In his ruling, Judge Kelly cited the Federal Vacancies Reform Act (FVRA), which he said “on its face” would seem to allow the president to name a temporary successor to Cordray, according to the National Law Journal. However, a lawyer representing English says the Dodd-Frank Act, which created the CFPB, contains language about the succession order that dictates the deputy director should fill the position should the director leave.
Even more strange, it is now being reported that staffers within the agency are refusing to acknowledge Mulvaney’s leadership. They are using encrypted devices to declare their support for English, who filed a motion for a preliminary injunction.

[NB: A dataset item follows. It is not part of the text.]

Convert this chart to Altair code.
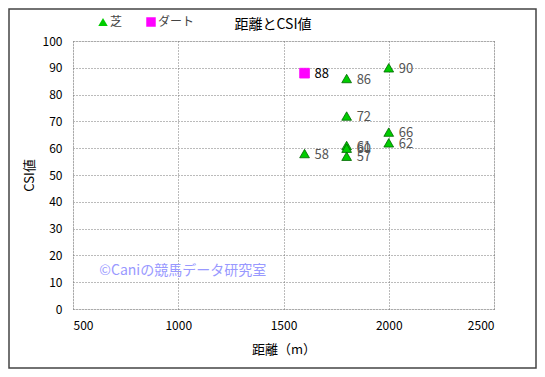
import altair as alt
import pandas as pd

# data
surface = ["芝", "芝", "芝", "芝", "芝", "芝", "芝", "芝", "芝", "ダート"]
distance = [1600, 1800, 1800, 1800, 1800, 1800, 2000, 2000, 2000, 1600]
csi = [58, 86, 72, 61, 60, 57, 90, 66, 62, 88]
labels = [str(v) for v in csi]

series_names = ["芝", "ダート"]
series_colors = ["#00CC00", "#FF00FF"]
series_strokes = ["#006600", "#FF00FF"]
series_shapes = ["triangle-up", "square"]
series_label_colors = ["#555555", "#000000"]

x_ticks = [500, 1000, 1500, 2000, 2500]
y_ticks = list(range(0, 101, 10))

title_text = ["距離とCSI値"]
watermark_text = ["©Caniの競馬データ研究室"]
watermark_x = [625]
watermark_y = [14]

df = pd.DataFrame({"馬場": surface, "距離": distance, "CSI": csi, "label": labels})
df["labelColor"] = [series_label_colors[series_names.index(s)] for s in surface]
wm = pd.DataFrame({"t": watermark_text, "x": watermark_x, "y": watermark_y})
tdf = pd.DataFrame({"t": title_text})

FONT = "Noto Sans CJK JP"
W, H = 421, 268
PL, PT, PR, PB = 65, 33, 43, 60

xs = alt.Scale(domain=[500, 2500], nice=False, zero=False)
ys = alt.Scale(domain=[0, 100], nice=False)

xaxis = alt.Axis(title="距離（m）", values=x_ticks, format="d", labelOverlap=False,
                 grid=True, gridDash=[1, 2], gridColor="#777777",
                 domain=False, ticks=False, labelPadding=11,
                 titlePadding=12, labelFontSize=12, titleFontSize=13,
                 labelColor="#000", titleColor="#000", titleFontWeight="normal",
                 labelFont=FONT, titleFont=FONT)
yaxis = alt.Axis(title="CSI値", values=y_ticks, format="d", labelOverlap=False,
                 grid=True, gridDash=[1, 2], gridColor="#777777",
                 domain=False, ticks=False, labelPadding=11,
                 titlePadding=6, labelFontSize=12, titleFontSize=13,
                 labelColor="#000", titleColor="#000", titleFontWeight="normal",
                 labelFont=FONT, titleFont=FONT)

points = alt.Chart(df).mark_point(filled=True, size=95, strokeWidth=0.8, opacity=1).encode(
    x=alt.X("距離:Q", scale=xs, axis=xaxis), y=alt.Y("CSI:Q", scale=ys, axis=yaxis),
    color=alt.Color("馬場:N", scale=alt.Scale(domain=series_names, range=series_colors),
                    legend=alt.Legend(title=None, orient="none", legendX=24, legendY=-25,
                                      direction="horizontal", labelFont=FONT, labelFontSize=12,
                                      labelColor="#444", symbolSize=90, columnPadding=22,
                                      labelOffset=1, symbolStrokeWidth=0)),
    stroke=alt.Stroke("馬場:N", scale=alt.Scale(domain=series_names, range=series_strokes), legend=None),
    shape=alt.Shape("馬場:N", scale=alt.Scale(domain=series_names, range=series_shapes), legend=None),
)

text = alt.Chart(df).mark_text(align="left", dx=10, dy=1, fontSize=13, font=FONT).encode(
    x=alt.X("距離:Q", scale=xs, axis=xaxis), y=alt.Y("CSI:Q", scale=ys, axis=yaxis),
    text="label:N", color=alt.Color("labelColor:N", scale=None),
)

watermark = alt.Chart(wm).mark_text(align="left", fontSize=14, font=FONT, color="#9999FF").encode(
    x=alt.X("x:Q", scale=xs, axis=xaxis), y=alt.Y("y:Q", scale=ys, axis=yaxis), text="t:N"
)

title = alt.Chart(tdf).mark_text(align="center", baseline="middle", fontSize=14, font=FONT, color="#000").encode(
    x=alt.value(200), y=alt.value(-16), text="t:N"
)

frame_df = pd.DataFrame({"a": [0]})
frame = alt.Chart(frame_df).mark_rect(fill=None, stroke="#444444", strokeWidth=1.5, clip=False).encode(
    x=alt.value(-PL + 1), x2=alt.value(W + PR - 1), y=alt.value(-PT + 1), y2=alt.value(H + PB - 1)
)

chart = alt.layer(frame, points, text, watermark, title).properties(
    width=W, height=H,
    padding={"left": PL, "top": PT, "right": PR, "bottom": PB},
    autosize=alt.AutoSizeParams(type="none"),
).configure_view(stroke="#666666", strokeWidth=1.2).configure(background="white")

chart.save("out.html", embed_options={"renderer": "svg", "actions": False})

The NLJ reports that in the amended complaint, English argues that:
The president’s attempt to appoint a still-serving White House staffer to displace the acting head of an independent agency is contrary to the overall statutory design and independence of the bureau, including its mandated independence from the Office of Management and Budget.

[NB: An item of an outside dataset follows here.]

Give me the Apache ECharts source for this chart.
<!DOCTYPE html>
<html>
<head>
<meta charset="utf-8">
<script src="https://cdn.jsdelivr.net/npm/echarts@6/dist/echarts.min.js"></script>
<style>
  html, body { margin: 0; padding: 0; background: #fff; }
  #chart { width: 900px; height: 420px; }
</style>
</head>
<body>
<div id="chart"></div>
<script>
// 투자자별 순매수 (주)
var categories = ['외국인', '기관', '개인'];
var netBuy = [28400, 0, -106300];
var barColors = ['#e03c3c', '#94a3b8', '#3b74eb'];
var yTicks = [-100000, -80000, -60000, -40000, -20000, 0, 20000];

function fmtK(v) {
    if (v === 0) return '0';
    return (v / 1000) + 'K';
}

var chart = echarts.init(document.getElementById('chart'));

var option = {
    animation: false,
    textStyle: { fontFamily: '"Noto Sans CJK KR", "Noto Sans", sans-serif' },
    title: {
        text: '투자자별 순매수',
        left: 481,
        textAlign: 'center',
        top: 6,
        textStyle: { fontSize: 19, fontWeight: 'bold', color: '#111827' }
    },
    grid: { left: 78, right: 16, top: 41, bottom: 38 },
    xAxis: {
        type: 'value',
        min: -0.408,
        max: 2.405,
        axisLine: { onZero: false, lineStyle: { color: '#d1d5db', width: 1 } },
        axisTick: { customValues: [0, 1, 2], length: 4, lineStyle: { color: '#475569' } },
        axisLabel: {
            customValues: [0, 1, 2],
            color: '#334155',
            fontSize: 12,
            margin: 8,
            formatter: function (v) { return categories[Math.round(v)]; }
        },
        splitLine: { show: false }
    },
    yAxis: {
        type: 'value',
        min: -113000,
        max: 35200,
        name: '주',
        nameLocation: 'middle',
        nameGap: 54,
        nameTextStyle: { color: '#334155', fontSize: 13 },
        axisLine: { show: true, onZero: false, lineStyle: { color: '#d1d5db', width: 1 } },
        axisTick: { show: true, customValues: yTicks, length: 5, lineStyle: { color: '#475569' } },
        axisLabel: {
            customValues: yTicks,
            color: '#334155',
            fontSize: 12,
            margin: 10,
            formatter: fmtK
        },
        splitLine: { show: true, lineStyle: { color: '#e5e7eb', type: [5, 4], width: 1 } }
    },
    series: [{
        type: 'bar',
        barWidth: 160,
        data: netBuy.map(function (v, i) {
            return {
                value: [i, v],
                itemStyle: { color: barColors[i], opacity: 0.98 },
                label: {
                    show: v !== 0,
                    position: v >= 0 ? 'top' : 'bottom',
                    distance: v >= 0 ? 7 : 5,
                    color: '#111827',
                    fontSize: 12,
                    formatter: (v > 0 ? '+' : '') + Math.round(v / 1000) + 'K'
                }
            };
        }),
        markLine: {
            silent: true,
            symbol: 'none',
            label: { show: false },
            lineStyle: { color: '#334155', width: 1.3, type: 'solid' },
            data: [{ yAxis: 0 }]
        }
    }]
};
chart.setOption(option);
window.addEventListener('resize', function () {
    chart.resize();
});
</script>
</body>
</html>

If the preliminary injunction is denied, the case could be brought before the U.S. Court of Appeals for the D.C. Circuit. Judge Kelly ordered the Justice Department to respond to the request by Dec. 15 and set a hearing on the matter for Dec. 22. At press time, we had not heard from the hearing.

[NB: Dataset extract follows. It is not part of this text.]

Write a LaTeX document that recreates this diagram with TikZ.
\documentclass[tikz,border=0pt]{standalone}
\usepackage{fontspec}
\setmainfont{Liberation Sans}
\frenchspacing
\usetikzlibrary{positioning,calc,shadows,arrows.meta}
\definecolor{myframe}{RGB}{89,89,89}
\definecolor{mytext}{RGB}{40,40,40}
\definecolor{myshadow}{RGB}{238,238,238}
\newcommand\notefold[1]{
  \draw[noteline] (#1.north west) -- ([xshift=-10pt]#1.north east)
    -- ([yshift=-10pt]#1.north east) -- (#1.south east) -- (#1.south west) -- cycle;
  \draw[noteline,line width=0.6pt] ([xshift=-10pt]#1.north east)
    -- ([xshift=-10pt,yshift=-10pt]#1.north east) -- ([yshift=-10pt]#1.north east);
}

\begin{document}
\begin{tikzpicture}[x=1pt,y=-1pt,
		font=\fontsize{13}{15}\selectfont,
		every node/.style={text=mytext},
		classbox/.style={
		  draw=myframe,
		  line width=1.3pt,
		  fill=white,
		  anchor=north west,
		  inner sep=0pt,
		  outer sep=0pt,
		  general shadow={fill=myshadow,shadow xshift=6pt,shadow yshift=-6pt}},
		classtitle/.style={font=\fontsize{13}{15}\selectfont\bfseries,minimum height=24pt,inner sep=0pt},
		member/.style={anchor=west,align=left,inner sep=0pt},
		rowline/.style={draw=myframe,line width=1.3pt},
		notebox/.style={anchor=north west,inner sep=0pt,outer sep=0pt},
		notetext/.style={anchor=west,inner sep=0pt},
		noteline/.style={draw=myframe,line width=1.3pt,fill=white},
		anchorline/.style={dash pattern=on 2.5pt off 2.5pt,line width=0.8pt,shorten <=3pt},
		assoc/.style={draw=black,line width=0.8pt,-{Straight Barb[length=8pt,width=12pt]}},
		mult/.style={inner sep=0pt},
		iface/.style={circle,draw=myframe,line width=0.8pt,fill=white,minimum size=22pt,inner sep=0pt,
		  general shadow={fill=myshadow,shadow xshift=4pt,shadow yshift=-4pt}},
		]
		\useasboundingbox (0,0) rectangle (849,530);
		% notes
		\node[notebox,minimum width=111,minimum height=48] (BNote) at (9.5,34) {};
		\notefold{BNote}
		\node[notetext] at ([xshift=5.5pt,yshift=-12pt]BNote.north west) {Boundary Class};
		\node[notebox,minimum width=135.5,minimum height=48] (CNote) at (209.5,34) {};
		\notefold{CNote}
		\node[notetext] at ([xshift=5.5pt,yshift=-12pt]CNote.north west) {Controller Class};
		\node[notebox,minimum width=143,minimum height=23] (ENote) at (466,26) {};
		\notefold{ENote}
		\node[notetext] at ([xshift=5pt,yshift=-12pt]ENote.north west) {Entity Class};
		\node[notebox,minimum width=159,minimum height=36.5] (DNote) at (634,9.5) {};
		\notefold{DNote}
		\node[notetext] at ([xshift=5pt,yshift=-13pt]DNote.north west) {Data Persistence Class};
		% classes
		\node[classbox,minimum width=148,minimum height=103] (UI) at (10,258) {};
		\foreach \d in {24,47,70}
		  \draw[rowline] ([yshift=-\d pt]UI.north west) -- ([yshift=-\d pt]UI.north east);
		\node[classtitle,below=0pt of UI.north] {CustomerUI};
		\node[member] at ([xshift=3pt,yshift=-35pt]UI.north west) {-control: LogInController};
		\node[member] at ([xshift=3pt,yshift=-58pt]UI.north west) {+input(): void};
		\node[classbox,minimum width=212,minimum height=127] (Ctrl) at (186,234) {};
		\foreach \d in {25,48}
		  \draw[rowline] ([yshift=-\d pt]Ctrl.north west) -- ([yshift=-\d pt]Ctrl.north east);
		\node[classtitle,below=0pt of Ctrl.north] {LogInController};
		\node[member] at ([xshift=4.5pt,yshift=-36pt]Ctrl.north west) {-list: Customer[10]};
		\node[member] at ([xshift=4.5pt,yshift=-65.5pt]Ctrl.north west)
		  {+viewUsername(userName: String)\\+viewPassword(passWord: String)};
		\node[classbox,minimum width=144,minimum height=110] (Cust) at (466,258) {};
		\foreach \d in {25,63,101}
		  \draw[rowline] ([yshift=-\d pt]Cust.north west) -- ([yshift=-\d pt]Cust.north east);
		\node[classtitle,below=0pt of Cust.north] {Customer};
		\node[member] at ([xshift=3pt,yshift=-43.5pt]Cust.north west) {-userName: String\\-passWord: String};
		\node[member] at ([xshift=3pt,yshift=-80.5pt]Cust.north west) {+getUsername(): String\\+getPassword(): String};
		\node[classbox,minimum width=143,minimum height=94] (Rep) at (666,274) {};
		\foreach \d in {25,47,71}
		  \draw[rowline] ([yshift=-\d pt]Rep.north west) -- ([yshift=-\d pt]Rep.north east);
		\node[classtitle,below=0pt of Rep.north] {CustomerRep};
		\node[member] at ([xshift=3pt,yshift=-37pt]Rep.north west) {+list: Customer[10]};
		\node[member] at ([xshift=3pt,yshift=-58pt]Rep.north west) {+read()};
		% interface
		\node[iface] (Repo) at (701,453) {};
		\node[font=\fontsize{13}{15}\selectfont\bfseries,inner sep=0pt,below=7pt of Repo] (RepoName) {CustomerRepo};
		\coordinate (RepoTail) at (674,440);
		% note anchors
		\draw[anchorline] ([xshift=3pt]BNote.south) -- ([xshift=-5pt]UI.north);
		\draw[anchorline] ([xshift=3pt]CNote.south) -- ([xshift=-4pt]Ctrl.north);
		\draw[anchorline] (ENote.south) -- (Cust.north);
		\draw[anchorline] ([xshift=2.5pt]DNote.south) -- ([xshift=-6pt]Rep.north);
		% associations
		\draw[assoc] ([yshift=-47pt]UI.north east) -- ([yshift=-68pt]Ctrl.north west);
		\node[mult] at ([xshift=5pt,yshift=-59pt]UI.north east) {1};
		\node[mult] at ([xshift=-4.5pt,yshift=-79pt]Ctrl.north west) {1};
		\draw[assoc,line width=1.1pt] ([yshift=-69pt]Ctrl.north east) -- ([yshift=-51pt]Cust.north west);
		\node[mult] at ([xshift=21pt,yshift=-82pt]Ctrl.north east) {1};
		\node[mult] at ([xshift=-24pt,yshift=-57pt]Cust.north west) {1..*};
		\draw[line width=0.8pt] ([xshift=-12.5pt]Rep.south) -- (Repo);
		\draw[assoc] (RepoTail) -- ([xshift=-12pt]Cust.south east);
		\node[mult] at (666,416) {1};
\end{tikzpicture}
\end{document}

Meanwhile, who is watching out for consumers? It’s not hard to believe the Trump administration has its own best interests at heart in appointing Mulvaney. In October, the administration continued on its path of deregulating the financial industry by rolling back a rule that banned mandatory arbitration clauses. Usually buried in the fine print, arbitration clauses strip consumers of their constitutional right to a trial by jury, barring them from banding together in class action lawsuits.
A perfect example of the harm arbitration clauses can cause consumers is the Wells Fargo fake account scam, in which the bank defrauded millions of its customers when it opened checking, savings, and credit card accounts in their name and without their authorization, then charged them fees for those bogus accounts.
Not only did Wells Fargo use arbitration clauses to bar its customers from justice, it used the clauses to hide its activities from the public eye and perpetuate a number of other alleged schemes that defrauded homeowners, car buyers, veterans and taxpayers. It is also flagrantly deceitful of the financial industry.